5. General Considerations
Although some of various drawings may illustrate a number of logical stages in a particular order, stages that are not order dependent may be reordered and other stages may be combined or broken out. While some reordering or other groupings may be specifically mentioned, others will be obvious to those of ordinary skill in the art, so the ordering and groupings presented herein are not an exhaustive list of alternatives. Moreover, it should be recognized that the stages could be implemented in hardware, firmware, software or any combination thereof.

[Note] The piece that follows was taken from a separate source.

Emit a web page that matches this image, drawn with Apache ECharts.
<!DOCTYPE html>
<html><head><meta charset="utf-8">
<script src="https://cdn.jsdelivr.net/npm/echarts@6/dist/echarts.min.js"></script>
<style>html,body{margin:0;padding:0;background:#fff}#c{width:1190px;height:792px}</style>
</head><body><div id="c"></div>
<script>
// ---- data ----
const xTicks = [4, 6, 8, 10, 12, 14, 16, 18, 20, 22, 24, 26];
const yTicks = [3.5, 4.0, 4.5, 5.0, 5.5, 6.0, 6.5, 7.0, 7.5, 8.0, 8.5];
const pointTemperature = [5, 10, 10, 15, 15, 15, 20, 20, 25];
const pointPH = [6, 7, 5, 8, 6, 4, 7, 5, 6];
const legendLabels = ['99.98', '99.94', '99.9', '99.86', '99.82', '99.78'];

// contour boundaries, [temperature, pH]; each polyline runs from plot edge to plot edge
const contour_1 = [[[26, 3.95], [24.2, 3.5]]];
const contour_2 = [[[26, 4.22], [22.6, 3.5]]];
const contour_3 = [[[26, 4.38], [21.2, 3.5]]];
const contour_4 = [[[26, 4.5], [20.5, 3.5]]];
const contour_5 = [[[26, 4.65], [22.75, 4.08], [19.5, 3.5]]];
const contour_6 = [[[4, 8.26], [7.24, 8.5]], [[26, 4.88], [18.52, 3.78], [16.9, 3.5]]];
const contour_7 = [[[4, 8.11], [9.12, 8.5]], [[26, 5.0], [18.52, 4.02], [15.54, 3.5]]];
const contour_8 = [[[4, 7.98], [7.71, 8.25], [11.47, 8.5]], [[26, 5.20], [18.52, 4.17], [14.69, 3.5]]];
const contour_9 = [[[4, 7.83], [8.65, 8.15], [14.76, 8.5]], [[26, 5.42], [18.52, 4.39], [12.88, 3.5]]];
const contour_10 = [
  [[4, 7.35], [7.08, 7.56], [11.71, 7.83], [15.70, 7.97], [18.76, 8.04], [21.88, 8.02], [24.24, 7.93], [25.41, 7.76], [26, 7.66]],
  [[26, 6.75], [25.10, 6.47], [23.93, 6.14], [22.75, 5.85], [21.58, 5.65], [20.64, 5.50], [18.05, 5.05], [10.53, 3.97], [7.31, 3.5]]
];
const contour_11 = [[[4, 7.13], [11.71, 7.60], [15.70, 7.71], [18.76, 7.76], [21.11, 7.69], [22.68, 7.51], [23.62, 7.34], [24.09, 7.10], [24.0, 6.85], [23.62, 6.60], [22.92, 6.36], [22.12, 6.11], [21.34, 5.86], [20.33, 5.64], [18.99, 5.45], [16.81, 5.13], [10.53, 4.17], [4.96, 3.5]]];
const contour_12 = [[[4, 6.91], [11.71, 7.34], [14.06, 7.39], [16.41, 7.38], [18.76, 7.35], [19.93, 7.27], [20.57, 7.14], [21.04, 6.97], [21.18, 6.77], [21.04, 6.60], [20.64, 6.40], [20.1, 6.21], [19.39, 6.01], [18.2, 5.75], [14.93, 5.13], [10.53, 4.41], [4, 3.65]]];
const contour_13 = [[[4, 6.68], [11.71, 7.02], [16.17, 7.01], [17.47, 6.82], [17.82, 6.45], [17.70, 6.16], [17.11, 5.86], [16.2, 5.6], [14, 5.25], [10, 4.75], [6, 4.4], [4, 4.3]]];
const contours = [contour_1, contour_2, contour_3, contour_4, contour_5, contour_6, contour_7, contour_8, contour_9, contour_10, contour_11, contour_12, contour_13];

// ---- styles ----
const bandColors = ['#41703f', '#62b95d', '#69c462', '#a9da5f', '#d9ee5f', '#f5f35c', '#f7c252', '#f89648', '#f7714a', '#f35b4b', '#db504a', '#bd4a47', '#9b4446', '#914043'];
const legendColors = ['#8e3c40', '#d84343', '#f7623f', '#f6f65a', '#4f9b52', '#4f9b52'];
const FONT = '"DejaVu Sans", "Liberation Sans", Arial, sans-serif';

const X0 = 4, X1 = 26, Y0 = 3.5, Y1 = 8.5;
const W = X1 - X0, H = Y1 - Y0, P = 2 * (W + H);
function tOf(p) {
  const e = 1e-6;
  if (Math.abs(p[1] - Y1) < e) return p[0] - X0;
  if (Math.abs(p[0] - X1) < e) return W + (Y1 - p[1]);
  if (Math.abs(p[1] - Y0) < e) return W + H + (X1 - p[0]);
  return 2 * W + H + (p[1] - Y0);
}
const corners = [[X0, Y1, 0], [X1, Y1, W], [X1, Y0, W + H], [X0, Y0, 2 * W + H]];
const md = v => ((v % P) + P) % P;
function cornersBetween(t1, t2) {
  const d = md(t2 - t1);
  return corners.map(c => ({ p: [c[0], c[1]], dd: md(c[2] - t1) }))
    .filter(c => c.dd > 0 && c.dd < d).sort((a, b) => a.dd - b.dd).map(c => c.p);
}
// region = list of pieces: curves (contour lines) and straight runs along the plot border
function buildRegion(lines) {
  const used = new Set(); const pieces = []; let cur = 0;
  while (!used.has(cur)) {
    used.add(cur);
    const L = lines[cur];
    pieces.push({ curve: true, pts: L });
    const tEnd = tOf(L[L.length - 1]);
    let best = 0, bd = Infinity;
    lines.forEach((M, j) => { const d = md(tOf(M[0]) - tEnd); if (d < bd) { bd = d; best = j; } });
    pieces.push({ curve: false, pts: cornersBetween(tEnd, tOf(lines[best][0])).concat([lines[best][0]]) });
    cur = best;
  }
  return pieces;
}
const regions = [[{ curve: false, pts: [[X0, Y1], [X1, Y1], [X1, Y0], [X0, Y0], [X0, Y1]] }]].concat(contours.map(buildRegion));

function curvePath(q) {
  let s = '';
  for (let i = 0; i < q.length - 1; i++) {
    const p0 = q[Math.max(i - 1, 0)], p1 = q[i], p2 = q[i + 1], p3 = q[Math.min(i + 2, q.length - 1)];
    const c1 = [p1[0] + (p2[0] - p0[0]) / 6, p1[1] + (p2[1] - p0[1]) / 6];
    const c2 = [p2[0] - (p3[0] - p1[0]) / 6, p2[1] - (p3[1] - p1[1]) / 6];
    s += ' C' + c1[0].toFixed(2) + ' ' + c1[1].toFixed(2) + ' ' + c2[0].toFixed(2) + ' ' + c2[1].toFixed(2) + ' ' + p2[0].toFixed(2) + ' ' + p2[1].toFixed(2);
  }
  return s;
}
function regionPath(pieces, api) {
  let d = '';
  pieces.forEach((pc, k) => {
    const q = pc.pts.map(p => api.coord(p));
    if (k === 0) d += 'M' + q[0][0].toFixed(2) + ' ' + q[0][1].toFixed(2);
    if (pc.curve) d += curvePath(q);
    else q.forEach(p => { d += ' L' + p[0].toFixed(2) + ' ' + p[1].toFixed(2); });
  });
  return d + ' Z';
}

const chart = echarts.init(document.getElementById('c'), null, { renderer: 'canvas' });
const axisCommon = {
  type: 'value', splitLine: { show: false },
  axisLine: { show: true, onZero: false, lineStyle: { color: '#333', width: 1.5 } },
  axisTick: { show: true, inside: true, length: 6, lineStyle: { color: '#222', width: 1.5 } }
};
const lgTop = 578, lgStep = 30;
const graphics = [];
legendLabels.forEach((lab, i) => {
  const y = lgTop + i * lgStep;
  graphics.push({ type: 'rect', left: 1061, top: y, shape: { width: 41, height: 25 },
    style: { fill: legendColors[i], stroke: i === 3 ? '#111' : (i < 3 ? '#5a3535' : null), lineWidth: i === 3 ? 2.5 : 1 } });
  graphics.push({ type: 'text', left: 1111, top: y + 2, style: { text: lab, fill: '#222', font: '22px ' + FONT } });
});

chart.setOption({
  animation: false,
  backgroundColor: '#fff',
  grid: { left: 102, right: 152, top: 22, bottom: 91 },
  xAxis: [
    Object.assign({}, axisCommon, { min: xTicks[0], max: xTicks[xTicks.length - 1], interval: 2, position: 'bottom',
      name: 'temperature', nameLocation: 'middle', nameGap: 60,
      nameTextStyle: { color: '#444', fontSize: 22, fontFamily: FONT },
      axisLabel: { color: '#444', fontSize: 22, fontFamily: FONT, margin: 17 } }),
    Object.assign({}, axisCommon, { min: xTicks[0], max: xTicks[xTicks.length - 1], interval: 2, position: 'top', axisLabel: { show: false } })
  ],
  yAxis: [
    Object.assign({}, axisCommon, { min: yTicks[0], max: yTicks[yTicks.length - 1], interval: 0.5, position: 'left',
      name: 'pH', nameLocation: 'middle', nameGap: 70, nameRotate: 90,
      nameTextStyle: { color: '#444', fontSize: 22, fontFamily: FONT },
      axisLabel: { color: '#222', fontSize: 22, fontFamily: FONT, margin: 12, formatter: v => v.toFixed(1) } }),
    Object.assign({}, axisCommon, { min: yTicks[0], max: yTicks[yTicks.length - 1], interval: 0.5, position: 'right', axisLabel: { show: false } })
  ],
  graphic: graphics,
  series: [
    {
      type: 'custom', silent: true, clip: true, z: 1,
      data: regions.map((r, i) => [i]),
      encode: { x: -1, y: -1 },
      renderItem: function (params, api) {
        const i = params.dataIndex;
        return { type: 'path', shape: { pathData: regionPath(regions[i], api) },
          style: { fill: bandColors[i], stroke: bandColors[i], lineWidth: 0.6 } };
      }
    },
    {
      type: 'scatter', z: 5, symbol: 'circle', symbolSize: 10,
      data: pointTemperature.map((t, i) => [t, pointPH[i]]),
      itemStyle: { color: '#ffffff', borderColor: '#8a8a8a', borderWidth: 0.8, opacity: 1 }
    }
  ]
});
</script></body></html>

The foregoing description, for purpose of explanation, has been described regarding specific embodiments. However, the illustrative embodiments above are not intended to be exhaustive or to limit the scope of the claims to the precise forms disclosed. Many modifications and variations are possible in view of the above teachings. The embodiments were chosen to best explain the principles underlying the claims and their practical applications, to thereby enable others skilled in the art to best use the embodiments with various modifications as are suited to the uses contemplated.
Any definitions set forth herein for terms contained in the claims may govern the meaning of such terms as used in the claims. No limitation, element, property, feature, advantage or attribute that is not expressly recited in a claim should limit the scope of the claim in any way. The specification and drawings are to be regarded in an illustrative rather than a restrictive sense.